そう考えると、服を預ける先であるクリーニング店側や時間帯の視点ばかりを見ていても、現実的に、見えてくるものが限られてしまうと思います。クリーニング需要を発生させる服を着ている人や、家庭内の視点を持たないと、広い視野で分析することは困難でしょう。
顧客視点で「想像力」を働かせることが重要
オサム :それから、店の営業時間について、最初は18時までと考えてしまったのですが、自分があまりクリーニング店を利用していないので、イメージができていないなと思いました。
マツモト: 確かにそうですね。大事なのは、様々な視点で物事を考えることです。今回の場合、まずは顧客目線であり、それを具体的にイメージすることです。
そうすれば、客数と客単価を計算するときに行ったような、服を預ける人と受け取る人を明確に分けずに計算し、面接官とのコミュニケーションがうまくいかなくなるといった事態も回避しやすくなるでしょう。
特に、大学生だけでなく、自分以外の視点に立てるようにしたほうがいいでしょう。たとえば、自分の母親や父親の立場に立って考えてみるとか。日々、視点を広げる訓練をしましょう。
オサム :なるほど。今回の面接は、全体としてはどうだったでしょうか?
マツモト:全体的に見ると、根本的にアプローチが厳しいと感じました。そもそも、重要な視点や論点であると思われる、商圏や客層が見えていないために、ふわっとした議論になってしまっていました。たとえば、商圏のことが考えられていれば、SNS広告が無意味なのがすぐにわかると思います。また、商圏や客層が見えていないことが原因なのか、消費者ニーズの分析も不十分なものに終わってしまっていましたし、クリーニングサービスも一部しか洗い出せていませんでした。
ですので、ケース面接では、最初に具体例をできる限り考えて、イメージしてみたほうがいいでしょう。論理的にまとまっていなくてもいいので、多くのパターンを考えることです。構造化はそのあとでいい。最初から構造化していいのは、問題のテーマが慣れ親しんだものであるときのみです。

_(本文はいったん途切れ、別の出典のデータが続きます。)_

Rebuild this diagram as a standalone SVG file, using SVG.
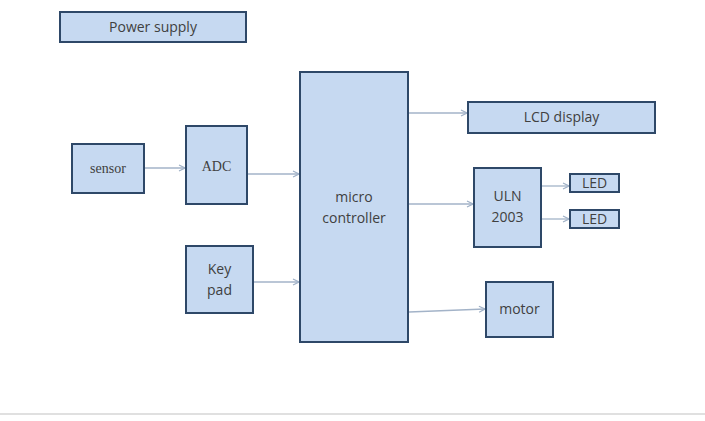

オサム :ほかに面接官はどのような点を見ているでしょう?
マツモト:感覚的なところですが、スマートに見えるかもどうかも大きいでしょう。
あとは、楽しそうに議論できているかどうか。面接官に突っ込まれたときに、不機嫌になったり、無理やりにでも自分の意見が正しいとして押し通すような人は、厳しいでしょう。そもそも、客観的視点に乏しいと判断されると思います。「なるほど、考えてみますね」という返答とともに、指摘を踏まえて議論をブラッシュアップするなど、肯定的な態度が見られるといいですね。
オサム :スマートさとは何でしょうか。あと、自分はどうだったか、お聞きしたいです。
マツモト:そこは普通だったと思います。一般的には、話し方に知性が見えるかどうかが大事です。だらしない話し方は論外です。例えば、「したがってー」といった感じで、語尾を引き延ばすような話し方は、相手に、社会人としての信頼性についての疑問を持たせてしまうでしょう。ほかには、砕けた表現や単語ではなく、格式の高い表現や単語を利用するなどでしょうか。
楽しそうに議論する部分については、心がけの問題が大きいと思うので、意識しながら練習してみてください。プレゼンだと思うと、どうしても楽しく振舞うことが難しいので、ディスカッションだと考えつつ、1+1を3にする感じで、より良いものを生み出すことを意識すれば、自然と楽しそうに議論できるのではないでしょうか。
オサム :なるほど。たくさんのフィードバックありがとうございました。
マツモト:お疲れさまでした。今回の反省を踏まえて、がんばってください。